Goal of the exercise:
Find the lines that contain the word "React" and copy each one.

┌────────

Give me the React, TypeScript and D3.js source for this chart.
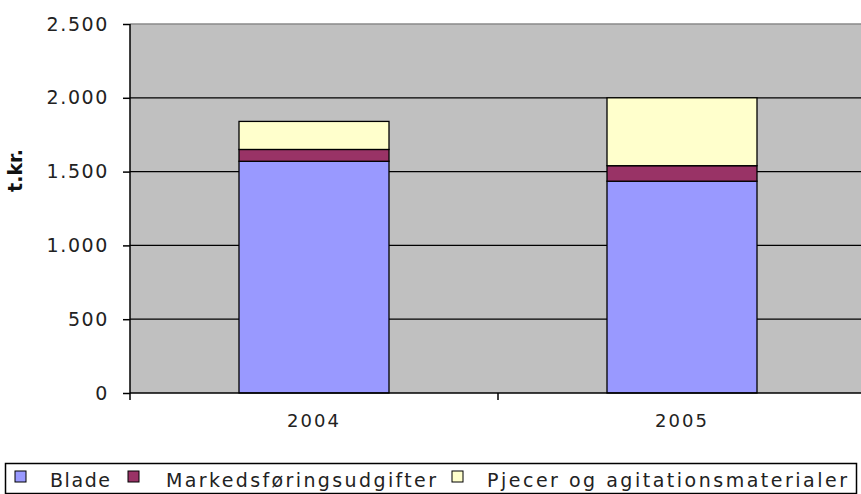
import React, { useRef, useEffect } from 'react';
import * as d3 from 'd3';

const years = ['2004', '2005'];
const series = ['Blade', 'Markedsføringsudgifter', 'Pjecer og agitationsmaterialer'];
const blade = [1570, 1435];
const markedsforing = [80, 105];
const pjecer = [190, 460];
const yTicks = [0, 500, 1000, 1500, 2000, 2500];
const colors = ['#9999FF', '#993366', '#FFFFCC'];

const W = 861;
const H = 494;
const FONT = '"DejaVu Sans", Verdana, sans-serif';

const App = () => {
  const svgRef = useRef<SVGSVGElement>(null);

  useEffect(() => {
    const svg = d3.select(svgRef.current);
    svg.selectAll('*').remove();

    const left = 130, right = 866, top = 24, bottom = 393;

    const x = d3.scaleBand().domain(years).range([left, right]).paddingInner(0).paddingOuter(0);
    const y = d3.scaleLinear().domain([0, 2500]).range([bottom, top]);

    svg.append('rect').attr('width', W).attr('height', H).attr('fill', '#fff');

    svg.append('rect')
      .attr('x', left).attr('y', top)
      .attr('width', right - left).attr('height', bottom - top)
      .attr('fill', '#C0C0C0');

    // gridlines
    svg.append('g')
      .selectAll('line')
      .data(yTicks.filter((d) => d > 0))
      .enter()
      .append('line')
      .attr('x1', left).attr('x2', right)
      .attr('y1', (d) => y(d)).attr('y2', (d) => y(d))
      .attr('stroke', (d) => (d === 2500 ? '#8a8a8a' : '#000'))
      .attr('stroke-width', 1.3);

    const table = years.map((yr, i) => ({ year: yr, s0: blade[i], s1: markedsforing[i], s2: pjecer[i] }));
    const stacked = d3.stack<any>().keys(['s0', 's1', 's2'])(table);

    const barW = 150;
    svg.append('g')
      .selectAll('g')
      .data(stacked)
      .enter()
      .append('g')
      .attr('fill', (d, i) => colors[i])
      .selectAll('rect')
      .data((d) => d)
      .enter()
      .append('rect')
      .attr('x', (d: any) => (x(d.data.year) as number) + x.bandwidth() / 2 - barW / 2)
      .attr('y', (d) => y(d[1]))
      .attr('width', barW)
      .attr('height', (d) => y(d[0]) - y(d[1]))
      .attr('stroke', '#000')
      .attr('stroke-width', 1.3);

    // y axis
    const yAxis = svg.append('g')
      .attr('transform', `translate(${left},0)`)
      .call(d3.axisLeft(y).tickValues(yTicks).tickSize(7).tickPadding(14)
        .tickFormat((d) => d3.format(',')(d as number).replace(/,/g, '.')));
    yAxis.select('.domain').attr('stroke', '#000').attr('stroke-width', 1.5).attr('d', `M0,${top}V${bottom}`);
    yAxis.selectAll('.tick line').attr('stroke', '#000').attr('stroke-width', 1.5);
    yAxis.selectAll('.tick text')
      .attr('fill', '#222').style('font-family', FONT).style('font-size', '19px').style('letter-spacing', '1.6px');

    // x axis
    const xAxis = svg.append('g')
      .attr('transform', `translate(0,${bottom})`)
      .call(d3.axisBottom(x).tickSize(0).tickPadding(21));
    xAxis.select('.domain').attr('stroke', '#000').attr('stroke-width', 1.5).attr('d', `M${left},0H${right}`);
    xAxis.selectAll('.tick text')
      .attr('fill', '#222').style('font-family', FONT).style('font-size', '18px').style('letter-spacing', '2px');
    xAxis.append('g')
      .selectAll('line')
      .data([left, left + x.bandwidth()])
      .enter()
      .append('line')
      .attr('x1', (d) => d).attr('x2', (d) => d)
      .attr('y1', 0).attr('y2', 7)
      .attr('stroke', '#000').attr('stroke-width', 1.5);

    // y label
    svg.append('text')
      .attr('transform', `translate(22,${(top + bottom) / 2 - 38}) rotate(-90)`)
      .attr('text-anchor', 'middle')
      .style('font-family', FONT).style('font-size', '19px').style('font-weight', 'bold')
      .attr('fill', '#111')
      .text('t.kr.');

    // legend
    const lg = svg.append('g');
    lg.append('rect')
      .attr('x', 5.5).attr('y', 463.5).attr('width', 851).attr('height', 30)
      .attr('fill', '#fff').attr('stroke', '#000').attr('stroke-width', 1.5);
    const items = [
      { sq: 15, tx: 50, len: 60 },
      { sq: 128, tx: 166, len: 270 },
      { sq: 452, tx: 487, len: 360 },
    ];
    items.forEach((it, i) => {
      lg.append('rect')
        .attr('x', it.sq).attr('y', 471).attr('width', 11).attr('height', 11)
        .attr('fill', colors[i]).attr('stroke', '#000').attr('stroke-width', 1);
      lg.append('text')
        .attr('x', it.tx).attr('y', 487)
        .attr('textLength', it.len).attr('lengthAdjust', 'spacing')
        .style('font-family', FONT).style('font-size', '19px')
        .attr('fill', '#222')
        .text(series[i]);
    });
  }, []);

  return (
    <svg ref={svgRef} width={W} height={H} style={{ position: 'absolute', left: 0, top: 0, display: 'block' }}></svg>
  );
};

export default App;
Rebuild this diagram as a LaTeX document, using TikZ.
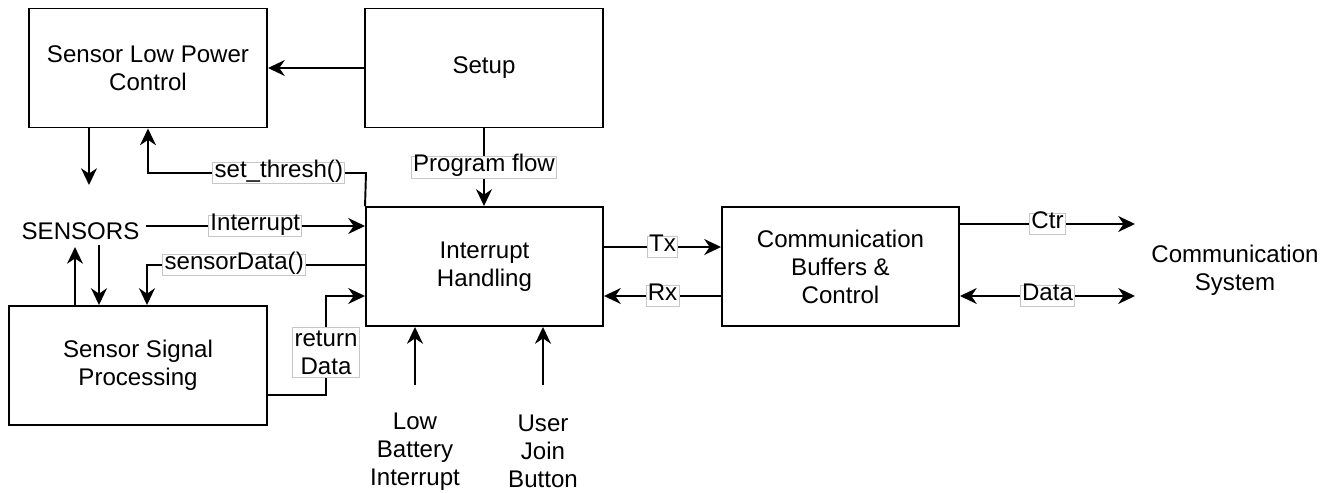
\documentclass[tikz,border=0pt]{standalone}
\usepackage{fontspec}
\setmainfont{Liberation Sans}
\usetikzlibrary{arrows.meta}
\colorlet{TagBorder}{black!22}
\newcommand{\diagfont}{\fontsize{13.7pt}{15.9pt}\selectfont}
\tikzstyle{funcBlock}=[draw,line width=1.1pt,minimum width=4.74cm,minimum height=2.38cm,inner sep=1pt,align=center,font=\diagfont]
\tikzstyle{plainNode}=[align=center,font=\diagfont]
\tikzstyle{flowArrow}=[-{Stealth[length=9.5pt,width=9pt,inset=3pt]}, line width=1.1pt]
\tikzstyle{flowBoth}=[{Stealth[length=9.5pt,width=9pt,inset=3pt]}-{Stealth[length=9.5pt,width=9pt,inset=3pt]}, line width=1.1pt]
\tikzstyle{edgeTag}=[draw=TagBorder,line width=0.5pt,fill=white,inner xsep=1pt,inner ysep=1.5pt,text height=0.73em,text depth=0.21em,font=\diagfont]
\tikzstyle{edgeTagTwo}=[draw=TagBorder,line width=0.5pt,fill=white,inner xsep=1pt,inner ysep=1.5pt,align=center,font=\diagfont]

\begin{document}
\begin{tikzpicture}
    \useasboundingbox (0,0) rectangle (26.7,-9.84);

    % Blocks
    \node[funcBlock, minimum width=4.76cm] (lowPower) at (2.96,-1.36) {Sensor Low Power\\Control};
    \node[funcBlock, minimum width=4.76cm] (setup) at (9.68,-1.36) {Setup};
    \node[funcBlock] (intHandling) at (9.69,-5.33) {Interrupt\\Handling};
    \node[funcBlock, minimum width=5.16cm] (signalProc) at (2.76,-7.31) {Sensor Signal\\Processing};
    \node[funcBlock] (commBuffers) at (16.81,-5.33) {Communication\\Buffers \&\\Control};

    \node[plainNode] (sensors) at (1.61,-4.62) {SENSORS};
    \node[plainNode] (commSystem) at (24.7,-5.4) {Communication\\System};
    \node[plainNode] (lowBattery) at (8.3,-9.03) {Low\\Battery\\Interrupt};
    \node[plainNode] (userJoin) at (10.86,-9.03) {User\\Join\\Button};

    % Setup side
    \draw[flowArrow] (setup.west) -- (lowPower.east);
    \draw[flowArrow] (setup.south) -- node[edgeTag] {Program flow} (setup.south |- intHandling.north);

    % Sensor side
    \coordinate (sleepOut) at (1.78,-3.7);
    \draw[flowArrow] (sleepOut |- lowPower.south) -- (sleepOut);

    \coordinate (threshTurn) at (7.32,-3.46);
    \draw[flowArrow] (intHandling.north west) -- (threshTurn) -| node[edgeTag, pos=0.2] {set\_thresh()} (lowPower.south);

    \coordinate (intY) at (0,-4.52);
    \draw[flowArrow] (sensors.east |- intY) -- node[edgeTag] {Interrupt} (intHandling.west |- intY);

    \coordinate (dataTurn) at (2.94,-5.3);
    \draw[flowArrow] (intHandling.west |- dataTurn) -- node[edgeTag, pos=0.6] {sensorData()} (dataTurn) -- (dataTurn |- signalProc.north);

    \coordinate (rawUp) at (1.5,-4.94);
    \coordinate (rawDown) at (1.98,-4.9);
    \draw[flowArrow] (rawUp |- signalProc.north) -- (rawUp);
    \draw[flowArrow] (rawDown) -- (rawDown |- signalProc.north);

    \coordinate (retTurn) at (6.52,-7.9);
    \coordinate (retIn) at (6.52,-5.92);
    \draw[flowArrow] (signalProc.east |- retTurn) -- (retTurn) -- node[edgeTagTwo, pos=0.43] {return\\Data} (retIn) -- (intHandling.west |- retIn);

    % External interrupts
    \coordinate (batteryIn) at (8.3,-7.7);
    \coordinate (joinIn) at (10.86,-7.7);
    \draw[flowArrow] (batteryIn) -- (batteryIn |- intHandling.south);
    \draw[flowArrow] (joinIn) -- (joinIn |- intHandling.south);

    % Communication side
    \coordinate (txY) at (0,-4.94);
    \coordinate (rxY) at (0,-5.92);
    \draw[flowArrow] (intHandling.east |- txY) -- node[edgeTag] {Tx} (commBuffers.west |- txY);
    \draw[flowArrow] (commBuffers.west |- rxY) -- node[edgeTag] {Rx} (intHandling.east |- rxY);

    \coordinate (ctrOut) at (22.7,-4.48);
    \coordinate (dataOut) at (22.7,-5.92);
    \draw[flowArrow] (commBuffers.east |- ctrOut) -- node[edgeTag] {Ctr} (ctrOut);
    \draw[flowBoth] (commBuffers.east |- dataOut) -- node[edgeTag] {Data} (dataOut);
\end{tikzpicture}
\end{document}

└────────

Result below:
Give me the React, TypeScript and D3.js source for this chart.
import React, { useRef, useEffect } from 'react';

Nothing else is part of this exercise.